What a shortfall means and how to respond
If your projected income falls short of your desired retirement income, that does not mean retirement is impossible. It means you need to improve one or more variables. There are several common ways to close a gap:
- Increase your 401(k) contribution rate, especially if you are currently contributing below the full employer match threshold
- Work longer, giving your investments more time to grow while reducing the number of retirement years that need funding
- Delay Social Security claiming to increase monthly benefits
- Reduce expected retirement spending through downsizing, debt payoff, or geographic changes
- Build supplemental retirement assets in an IRA, HSA, or taxable brokerage account
Common mistakes people make with retirement calculators
One major mistake is using overly optimistic return assumptions. Long-term stock market returns may be attractive historically, but your personal portfolio likely contains a mix of stocks and bonds, and actual annual returns are uneven. Another mistake is forgetting inflation. A nominal retirement income target of $80,000 decades from now will not buy what $80,000 buys today. A third mistake is relying on a rough guess for Social Security instead of checking the latest estimate directly with the government.

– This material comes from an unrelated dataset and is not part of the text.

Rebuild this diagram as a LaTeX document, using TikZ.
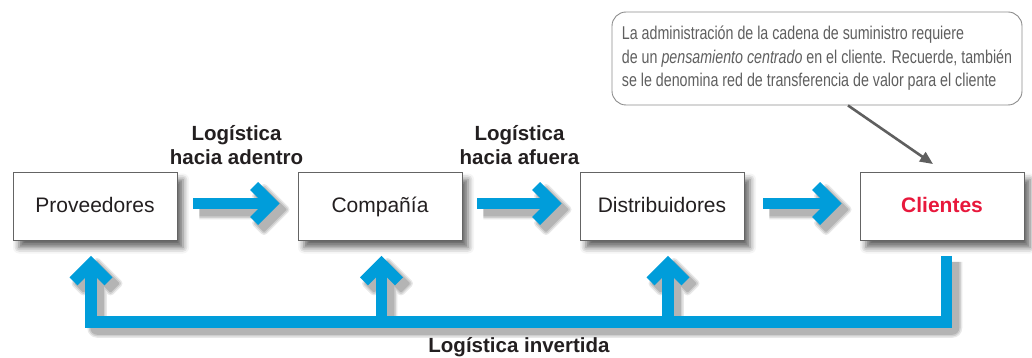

People also often underestimate healthcare costs, taxes, and longevity risk. Retirement can last 25 to 35 years or more. That means your income strategy should be resilient, not just adequate for the first few years.
How accurate is a 401(k) calculator with Social Security?
No calculator can predict the future with precision, because investment returns, inflation, policy changes, earnings histories, and retirement spending all vary. But a good calculator can still be highly useful if you treat it as a scenario model instead of a promise. Try multiple assumptions. For example, compare a 6% return with a 7% return, or test retirement at 65 versus 67. The exercise itself often reveals which decisions have the biggest impact.
Tax planning considerations
Traditional 401(k) withdrawals are generally taxable as ordinary income, while Roth accounts may offer tax-free qualified withdrawals. Social Security benefits may also be partially taxable depending on combined income. Because taxes can change your net spendable income, your gross projected retirement income may not equal what you can actually spend. If your plan is close to the margin, tax planning becomes especially important.
For educational retirement planning resources, many households also benefit from reviewing university extension or retirement research sources such as the Center for Retirement Research at Boston College, which publishes retirement income and claiming analysis.
Best practices for a stronger retirement projection
- Revisit your assumptions at least once per year
- Increase contributions after raises or bonuses
- Capture the full employer match whenever possible
- Review your Social Security statement periodically
- Keep investment allocation aligned with risk tolerance and time horizon
- Model more than one retirement age and more than one claiming age
- Plan for healthcare, long-term care, and emergency reserves
Bottom line
A high-quality 401k calculator with social security helps answer one of the most important financial questions you will ever face: will my future income support the life I want in retirement? By combining a projected 401(k) balance with Social Security income, you move from abstract saving to practical retirement planning. Use the calculator above to test your assumptions, identify shortfalls early, and make adjustments while you still have time for compounding to work in your favor.
The most powerful insight is often not the exact dollar result. It is learning which lever matters most for your situation: saving more, working longer, investing consistently, or claiming Social Security later. Once you know that, you can build a retirement strategy based on decisions you can actually control.